7. A suit for specific performance is decreed when there is proof beyond doubt of an agreement to sell, inasmuch as an agreement to sell deprives a person of his ownership rights in the property. There also has naturally to be definiteness about passing of the consideration, and which is an aspect not proved by the Appellants/plaintiffs as the mode of payment of Rs. 60,000/- has not been explained. I note that in the impugned judgment, the financial capacity of the Appellants/plaintiffs has also not been discussed to show their readiness and willingness that if and how the Appellants/plaintiffs had with them the balance amount being Rs. 1,00,000/- for the payment to the Respondent/Defendant.

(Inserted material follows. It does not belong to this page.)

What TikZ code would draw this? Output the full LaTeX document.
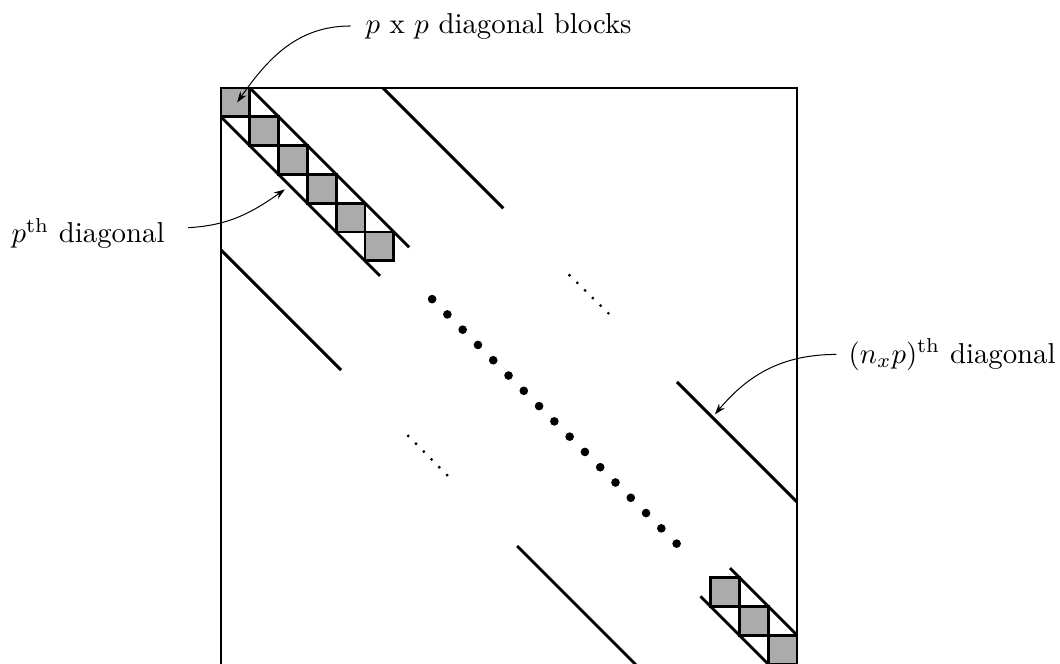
\documentclass[tikz,border=0pt]{standalone}
\usetikzlibrary{arrows.meta}
\begin{document}
\begin{tikzpicture}[x=10pt,y=10pt,
  frame/.style={line width=1pt},
  diag/.style={line width=1pt},
  blk/.style={line width=1pt,fill=black!33},
  lbl/.style={inner sep=0pt,font=\normalsize},
  pointer/.style={line width=0.35pt,-{Stealth[length=3.8pt,width=2.6pt]}},
  bigdot/.style={fill=black,circle,inner sep=0pt,minimum size=3pt},
  smalldot/.style={fill=black,circle,inner sep=0pt,minimum size=1.1pt}]
\useasboundingbox (-7.674,-19.97) rectangle (29.132,3.056);
% frame
\draw[frame] (0,-20) -- (0,0) -- (20,0) -- (20,-20);
% blocks
\foreach \i in {0,...,5} {\draw[blk] (\i,-\i) rectangle ++(1,-1);}
\foreach \i in {17,18,19} {\draw[blk] (\i,-\i) rectangle ++(1,-1);}
% band lines
\draw[diag] (1,0) -- (6.53,-5.53);
\draw[diag] (0,-1) -- (5.52,-6.52);
\draw[diag] (17.67,-16.67) -- (20,-19);
\draw[diag] (16.65,-17.65) -- (19,-20);
% n_x p diagonals
\draw[diag] (5.625,0) -- (9.8,-4.175);
\draw[diag] (15.83,-10.205) -- (20,-14.375);
\draw[diag] (0,-5.625) -- (4.17,-9.795);
\draw[diag] (10.28,-15.9) -- (14.4,-20.02);
% dots
\foreach \k in {0,...,16} {\node[bigdot] (bd\k) at ({7.33+0.5306*\k},{-7.33-0.5306*\k}) {};}
\foreach \k in {0,...,5} {\node[smalldot] (su\k) at ({12.1+0.27*\k},{-6.5-0.264*\k}) {};}
\foreach \k in {0,...,5} {\node[smalldot] (sl\k) at ({6.5+0.27*\k},{-12.08-0.272*\k}) {};}
% labels
\node[lbl,anchor=base west] (lblocks) at (5.0,1.91) {$p$ x $p$ diagonal blocks};
\node[lbl,anchor=base east] (lpth) at (-1.94,-5.37) {$p^{\mathrm{th}}$ diagonal};
\node[lbl,anchor=base west] (lnxp) at (21.77,-9.55) {$(n_xp)^{\mathrm{th}}$ diagonal};
\coordinate (tblocks) at (0.56,-0.5);
\coordinate (tpth) at (2.22,-3.52);
\coordinate (tnxp) at (17.15,-11.33);
\draw[pointer] ([xshift=-5pt]lblocks.west) to[out=180,in=55] (tblocks);
\draw[pointer] ([xshift=8pt,yshift=2pt]lpth.east) to[out=3,in=215] (tpth);
\draw[pointer] ([xshift=-4pt]lnxp.west) to[out=180,in=50] (tnxp);
\end{tikzpicture}
\end{document}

Therefore, readiness and willingness has not been adequately proved as required in law.
8. This Court is not entitled to interfere with the conclusions of the Trial Court merely because two views are possible. This Court interferes with the findings and conclusions of the Trial Court only if the view of the Trial Court is perverse or causes grave injustice. I do not find that there is any illegality/perversity in the impugned judgment nor is there caused any grave injustice to the Appellants/plaintiffs. The transaction appears to be an unnatural one.
9. In view of the above I do not find any merit in the appeal which is therefore dismissed, leaving the parties to bear their own costs. Interim orders are vacated. The Trial Court Record be sent back.
CM No. 419/2002 (Cross objections)
10. Since I have dismissed the appeal, no orders are required to be passed in this application which is disposed of as such.